Each day, I’m becoming more wifey.
Today’s example, I made my first omelet for my husband. Well, make that, my first omelet ever. He was craving one, so I offered to attempt to make one. Granted, I had no clue what I was doing. I should have looked up a recipe, but I thought, how hard can it be, I’ll just learn as I go. That’s exactly what life is all about, right? Learning as you go, or learning through mistakes?
My first attempt?
Totally a mistake. Kicking myself that I didn’t read the directions. I failed to realize I should have stirred the yolk and white stuff in a bowl BEFORE putting it in the frying pan. All I ended up with was scrambled eggs, which our poodle Rhett enjoyed.
Second attempt?
It turned out perfect… but with a little help from my husband. I was doing ok until I reached the point of realizing, how do I FLIP the omelet? It was starting to overcook, so I scrambled to grab some tongs and a fork.

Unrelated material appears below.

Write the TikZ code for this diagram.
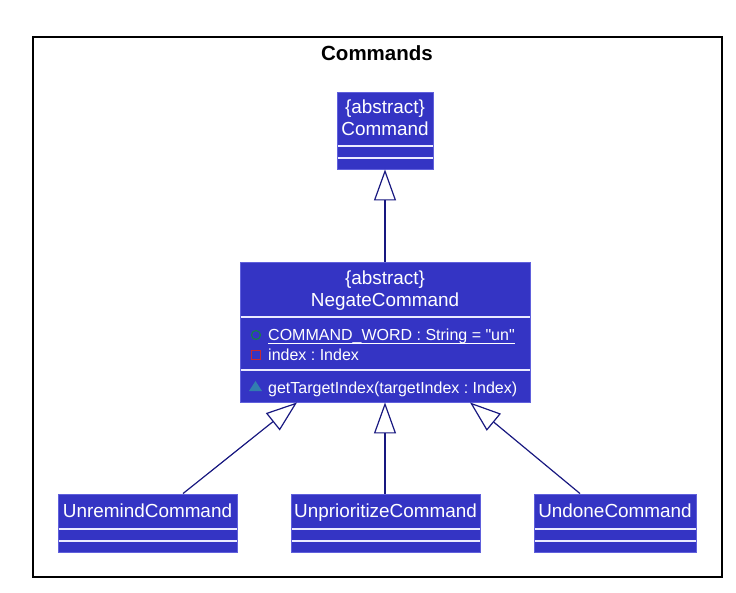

The fork to lift, the tongs to grab. As Stephen saw I was having a balancing act, he asked “Why don’t I hold the tongs while you hold the fork?” And so he did, and together we flipped our omelet.
I couldn’t help but think it’s moments like that I realize why we are such a perfect match. I used to be the kind of girl who was independent and could take on the world by myself. I didn’t need a man. I was quite proud of being single and fabulous. But in moments like our omelet adventure, I realized I love having Stephen by my side to be a partner in life. To be a strength in my weakness. To take on the world together.
I continue to learn so much about God’s love for us through this new chapter in my life as a wife. Isn’t it just like us humans to want to do everything ourselves, being stubborn, not asking for His help. Because of it, we end up burning our omelets of life. He’s always right there saying “Let me help, you hold the fork, I’ll hold the tongs” if we just let Him help lead us down this road of life. I still have my own my stubborn moments… a lot… but I’m so thankful to have my husband remind me through his actions, it’s ok to let go and let someone help.